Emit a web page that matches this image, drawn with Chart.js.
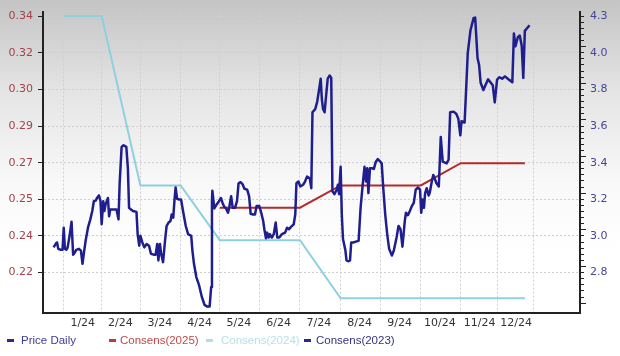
<!DOCTYPE html>
<html>
<head>
<meta charset="utf-8">
<script src="https://cdn.jsdelivr.net/npm/chart.js@4.4.1/dist/chart.umd.min.js"></script>
<style>
    html, body { margin: 0; padding: 0; }
    body {
        width: 620px; height: 356px; overflow: hidden;
        background: linear-gradient(to bottom, #c4c4c4 0px, #e4e4e4 90px, #f8f8f8 180px, #ffffff 250px);
    }
    #wrap { position: relative; width: 620px; height: 356px; }
    #legend { position: absolute; left: 0; top: 332px; width: 620px; height: 16px;
        font-family: "Liberation Sans", Arial, sans-serif; font-size: 11.5px; }
    #legend span { position: absolute; top: 0; line-height: 16px; white-space: nowrap; }
    #legend i { position: absolute; top: 7px; width: 7px; height: 3px; }
</style>
</head>
<body>
<div id="wrap">
    <canvas id="priceChart" width="620" height="356"></canvas>
    <div id="legend">
        <i style="left:7px;background:#2a2a90"></i><span style="left:21px;color:#3b3b9b">Price Daily</span>
        <i style="left:109px;background:#c03a3a"></i><span style="left:120px;color:#c04848">Consens(2025)</span>
        <i style="left:206px;background:#b4dde8"></i><span style="left:221px;color:#b8dfe9">Consens(2024)</span>
        <i style="left:304px;background:#2a2a80"></i><span style="left:316px;color:#33337f">Consens(2023)</span>
    </div>
</div>
<script>
// x values are months since 1/2024 (0 = start of January)
const monthLabels = ['1/24', '2/24', '3/24', '4/24', '5/24', '6/24', '7/24', '8/24', '9/24', '10/24', '11/24', '12/24'];
const gridMonths = [0, 0.96, 1.97, 2.99, 3.99, 5.01, 6.04, 7.08, 8.10, 9.13, 10.15, 11.08, 12.0];
const leftTickLabels = ['0.22', '0.24', '0.25', '0.27', '0.29', '0.30', '0.32', '0.34'];
const rightTickLabels = ['2.8', '3.0', '3.2', '3.4', '3.6', '3.8', '4.0', '4.3'];

// Price Daily
const priceX = [
    -0.26, -0.20, -0.17, -0.14, -0.08, -0.03,
    0.00, 0.03, 0.07, 0.10, 0.15, 0.20,
    0.24, 0.27, 0.32, 0.39, 0.44, 0.48,
    0.51, 0.56, 0.62, 0.68, 0.73, 0.77,
    0.82, 0.85, 0.90, 0.94, 0.97, 1.01,
    1.04, 1.07, 1.13, 1.16, 1.19, 1.26,
    1.35, 1.40, 1.43, 1.48, 1.53, 1.60,
    1.64, 1.67, 1.72, 1.77, 1.86, 1.89,
    1.93, 1.96, 2.01, 2.06, 2.12, 2.18,
    2.23, 2.30, 2.35, 2.39, 2.42, 2.46,
    2.49, 2.54, 2.59, 2.63, 2.68, 2.73,
    2.76, 2.80, 2.83, 2.86, 2.90, 2.95,
    3.00, 3.05, 3.12, 3.18, 3.26, 3.29,
    3.33, 3.39, 3.46, 3.53, 3.60, 3.67,
    3.73, 3.77, 3.79, 3.80, 3.85, 3.91,
    3.97, 4.02, 4.06, 4.11, 4.14, 4.20,
    4.23, 4.28, 4.32, 4.38, 4.43, 4.47,
    4.52, 4.57, 4.62, 4.69, 4.74, 4.78,
    4.84, 4.89, 4.93, 5.00, 5.05, 5.10,
    5.13, 5.17, 5.20, 5.24, 5.27, 5.32,
    5.37, 5.42, 5.46, 5.51, 5.58, 5.66,
    5.71, 5.76, 5.81, 5.88, 5.92, 5.95,
    6.00, 6.05, 6.12, 6.17, 6.22, 6.29,
    6.33, 6.36, 6.43, 6.48, 6.53, 6.57,
    6.60, 6.63, 6.67, 6.70, 6.75, 6.80,
    6.84, 6.87, 6.92, 6.98, 7.01, 7.04,
    7.08, 7.11, 7.14, 7.20, 7.23, 7.28,
    7.32, 7.35, 7.40, 7.49, 7.54, 7.59,
    7.64, 7.69, 7.73, 7.76, 7.79, 7.83,
    7.88, 7.93, 7.98, 8.03, 8.08, 8.13,
    8.17, 8.22, 8.27, 8.32, 8.39, 8.44,
    8.51, 8.56, 8.61, 8.66, 8.72, 8.75,
    8.80, 8.85, 8.90, 8.95, 9.00, 9.06,
    9.11, 9.14, 9.18, 9.21, 9.24, 9.28,
    9.33, 9.36, 9.41, 9.45, 9.53, 9.59,
    9.64, 9.69, 9.79, 9.84, 9.88, 9.97,
    10.04, 10.09, 10.14, 10.17, 10.25, 10.30,
    10.33, 10.40, 10.48, 10.52, 10.58, 10.62,
    10.66, 10.73, 10.79, 10.85, 10.92, 10.97,
    11.02, 11.08, 11.14, 11.21, 11.28, 11.37,
    11.47, 11.51, 11.55, 11.61, 11.66, 11.71,
    11.75, 11.79, 11.84, 11.91
];
const priceValues = [
    0.2318, 0.2336, 0.2341, 0.2311, 0.2307, 0.2307,
    0.2410, 0.2311, 0.2307, 0.2318, 0.2372, 0.2438,
    0.2284, 0.2290, 0.2306, 0.2311, 0.2303, 0.2241,
    0.2284, 0.2349, 0.2410, 0.2449, 0.2488, 0.2534,
    0.2537, 0.2549, 0.2561, 0.2534, 0.2426, 0.2534,
    0.2488, 0.2519, 0.2549, 0.2464, 0.2495, 0.2495,
    0.2495, 0.2449, 0.2618, 0.2788, 0.2796, 0.2788,
    0.2688, 0.2503, 0.2495, 0.2488, 0.2484, 0.2380,
    0.2326, 0.2372, 0.2341, 0.2318, 0.2334, 0.2326,
    0.2288, 0.2284, 0.2284, 0.2334, 0.2257, 0.2334,
    0.2288, 0.2249, 0.2349, 0.2418, 0.2434, 0.2441,
    0.2472, 0.2457, 0.2534, 0.2598, 0.2545, 0.2542,
    0.2542, 0.2488, 0.2418, 0.2380, 0.2372, 0.2303,
    0.2241, 0.2179, 0.2141, 0.2087, 0.2049, 0.2041,
    0.2041, 0.2133, 0.2534, 0.2583, 0.2500, 0.2519,
    0.2534, 0.2549, 0.2526, 0.2506, 0.2503, 0.2480,
    0.2503, 0.2557, 0.2503, 0.2503, 0.2534, 0.2618,
    0.2623, 0.2614, 0.2592, 0.2588, 0.2557, 0.2475,
    0.2472, 0.2472, 0.2511, 0.2511, 0.2480, 0.2441,
    0.2403, 0.2361, 0.2387, 0.2364, 0.2380, 0.2364,
    0.2380, 0.2434, 0.2364, 0.2364, 0.2380, 0.2387,
    0.2410, 0.2403, 0.2414, 0.2426, 0.2472, 0.2618,
    0.2626, 0.2603, 0.2611, 0.2626, 0.2649, 0.2641,
    0.2595, 0.2950, 0.2965, 0.2999, 0.3057, 0.3107,
    0.3011, 0.2965, 0.2950, 0.3011, 0.3107, 0.3122,
    0.3111, 0.2580, 0.2567, 0.2588, 0.2611, 0.2567,
    0.2695, 0.2472, 0.2357, 0.2306, 0.2257, 0.2253,
    0.2257, 0.2341, 0.2341, 0.2346, 0.2349, 0.2503,
    0.2603, 0.2695, 0.2626, 0.2688, 0.2572, 0.2688,
    0.2688, 0.2685, 0.2719, 0.2731, 0.2722, 0.2711,
    0.2595, 0.2472, 0.2380, 0.2311, 0.2280, 0.2303,
    0.2364, 0.2418, 0.2403, 0.2321, 0.2441, 0.2480,
    0.2469, 0.2488, 0.2511, 0.2526, 0.2588, 0.2598,
    0.2588, 0.2480, 0.2542, 0.2503, 0.2572, 0.2595,
    0.2561, 0.2575, 0.2626, 0.2657, 0.2618, 0.2603,
    0.2834, 0.2719, 0.2711, 0.2728, 0.2950, 0.2953,
    0.2942, 0.2919, 0.2842, 0.2908, 0.2902, 0.3103,
    0.3227, 0.3334, 0.3391, 0.3393, 0.3204, 0.3171,
    0.3088, 0.3054, 0.3080, 0.3104, 0.3088, 0.3076,
    0.2996, 0.3103, 0.3114, 0.3107, 0.3118, 0.3105,
    0.3091, 0.3319, 0.3259, 0.3301, 0.3309, 0.3261,
    0.3111, 0.3331, 0.3342, 0.3357
];

// Consensus EPS estimates (right axis)
const cons2025X = [3.99, 6.04, 7.08, 9.13, 10.15, 11.79];
const cons2025Values = [3.18, 3.18, 3.31, 3.31, 3.44, 3.44];
const cons2024X = [0, 0.97, 1.96, 2.99, 3.99, 6.04, 7.08, 11.79];
const cons2024Values = [4.30, 4.30, 3.31, 3.31, 2.99, 2.99, 2.65, 2.65];

const toPoints = (xs, ys) => xs.map((x, i) => ({ x: x, y: ys[i] }));

const tickFont = { family: 'DejaVu Sans', size: 11 };
const gridColor = '#cfcfcf';
const axisColor = '#222';

new Chart(document.getElementById('priceChart'), {
    type: 'line',
    data: {
        datasets: [
            {
                label: 'Price Daily',
                data: toPoints(priceX, priceValues),
                yAxisID: 'y',
                borderColor: '#1e1e8e',
                borderWidth: 2.5,
                borderJoinStyle: 'round'
            },
            {
                label: 'Consens(2025)',
                data: toPoints(cons2025X, cons2025Values),
                yAxisID: 'y1',
                borderColor: '#b52a2a',
                borderWidth: 2
            },
            {
                label: 'Consens(2024)',
                data: toPoints(cons2024X, cons2024Values),
                yAxisID: 'y1',
                borderColor: '#8fd0e0',
                borderWidth: 2
            }
        ]
    },
    options: {
        responsive: false,
        animation: false,
        layout: { padding: { top: 8, left: 0, right: 0, bottom: 0 } },
        elements: { point: { radius: 0 }, line: { tension: 0 } },
        plugins: { legend: { display: false }, tooltip: { enabled: false } },
        scales: {
            x: {
                type: 'linear',
                min: -0.53,
                max: 13.2,
                afterBuildTicks: axis => { axis.ticks = gridMonths.map(v => ({ value: v })); },
                afterFit: axis => { axis.height = 43; },
                ticks: {
                    autoSkip: false,
                    maxRotation: 0,
                    labelOffset: 19,
                    padding: 4,
                    color: '#333',
                    font: tickFont,
                    callback: (v, i) => monthLabels[i] || ''
                },
                grid: { color: gridColor, drawTicks: false },
                border: { color: axisColor, width: 2, dash: [2, 2] }
            },
            y: {
                position: 'left',
                min: 0.2011,
                max: 0.3421,
                afterBuildTicks: axis => {
                    axis.ticks = leftTickLabels.map((_, k) => ({ value: 0.22 + k * 0.12 / 7 }));
                },
                afterFit: axis => { axis.width = 43; },
                ticks: {
                    autoSkip: false,
                    padding: 5,
                    color: '#a4404a',
                    font: tickFont,
                    callback: (v, i) => leftTickLabels[i]
                },
                grid: { color: gridColor, tickColor: axisColor, tickLength: 5 },
                border: { color: axisColor, width: 2, dash: [2, 2] }
            },
            y1: {
                position: 'right',
                min: 2.564,
                max: 4.326,
                afterBuildTicks: axis => {
                    const t = [];
                    for (let j = -6; j <= 42; j++) t.push({ value: 2.8 + j * 1.5 / 42 });
                    axis.ticks = t;
                },
                afterFit: axis => { axis.width = 40; },
                ticks: {
                    autoSkip: false,
                    padding: 4,
                    color: '#45459a',
                    font: tickFont,
                    callback: (v, i) => ((i - 6) % 6 === 0 ? rightTickLabels[(i - 6) / 6] : '')
                },
                grid: {
                    drawOnChartArea: false,
                    tickColor: axisColor,
                    tickLength: 6,
                    tickWidth: 1,
                    tickBorderDash: ctx => ((ctx.index - 6) % 6 === 0 ? [] : [3, 20])
                },
                border: { color: axisColor, width: 2 }
            }
        }
    }
});
</script>
</body>
</html>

- What you need to do
Up to and including the line containing "['2.8', '3.0', '3.2', '3.4', '3.6', '3.8', '4.0', '4.3'];", repeat every line from the start of the data, but none of the pictures.

- Written answer
Emit a web page that matches this image, drawn with Chart.js.
<!DOCTYPE html>
<html>
<head>
<meta charset="utf-8">
<script src="https://cdn.jsdelivr.net/npm/chart.js@4.4.1/dist/chart.umd.min.js"></script>
<style>
    html, body { margin: 0; padding: 0; }
    body {
        width: 620px; height: 356px; overflow: hidden;
        background: linear-gradient(to bottom, #c4c4c4 0px, #e4e4e4 90px, #f8f8f8 180px, #ffffff 250px);
    }
    #wrap { position: relative; width: 620px; height: 356px; }
    #legend { position: absolute; left: 0; top: 332px; width: 620px; height: 16px;
        font-family: "Liberation Sans", Arial, sans-serif; font-size: 11.5px; }
    #legend span { position: absolute; top: 0; line-height: 16px; white-space: nowrap; }
    #legend i { position: absolute; top: 7px; width: 7px; height: 3px; }
</style>
</head>
<body>
<div id="wrap">
    <canvas id="priceChart" width="620" height="356"></canvas>
    <div id="legend">
        <i style="left:7px;background:#2a2a90"></i><span style="left:21px;color:#3b3b9b">Price Daily</span>
        <i style="left:109px;background:#c03a3a"></i><span style="left:120px;color:#c04848">Consens(2025)</span>
        <i style="left:206px;background:#b4dde8"></i><span style="left:221px;color:#b8dfe9">Consens(2024)</span>
        <i style="left:304px;background:#2a2a80"></i><span style="left:316px;color:#33337f">Consens(2023)</span>
    </div>
</div>
<script>
// x values are months since 1/2024 (0 = start of January)
const monthLabels = ['1/24', '2/24', '3/24', '4/24', '5/24', '6/24', '7/24', '8/24', '9/24', '10/24', '11/24', '12/24'];
const gridMonths = [0, 0.96, 1.97, 2.99, 3.99, 5.01, 6.04, 7.08, 8.10, 9.13, 10.15, 11.08, 12.0];
const leftTickLabels = ['0.22', '0.24', '0.25', '0.27', '0.29', '0.30', '0.32', '0.34'];
const rightTickLabels = ['2.8', '3.0', '3.2', '3.4', '3.6', '3.8', '4.0', '4.3'];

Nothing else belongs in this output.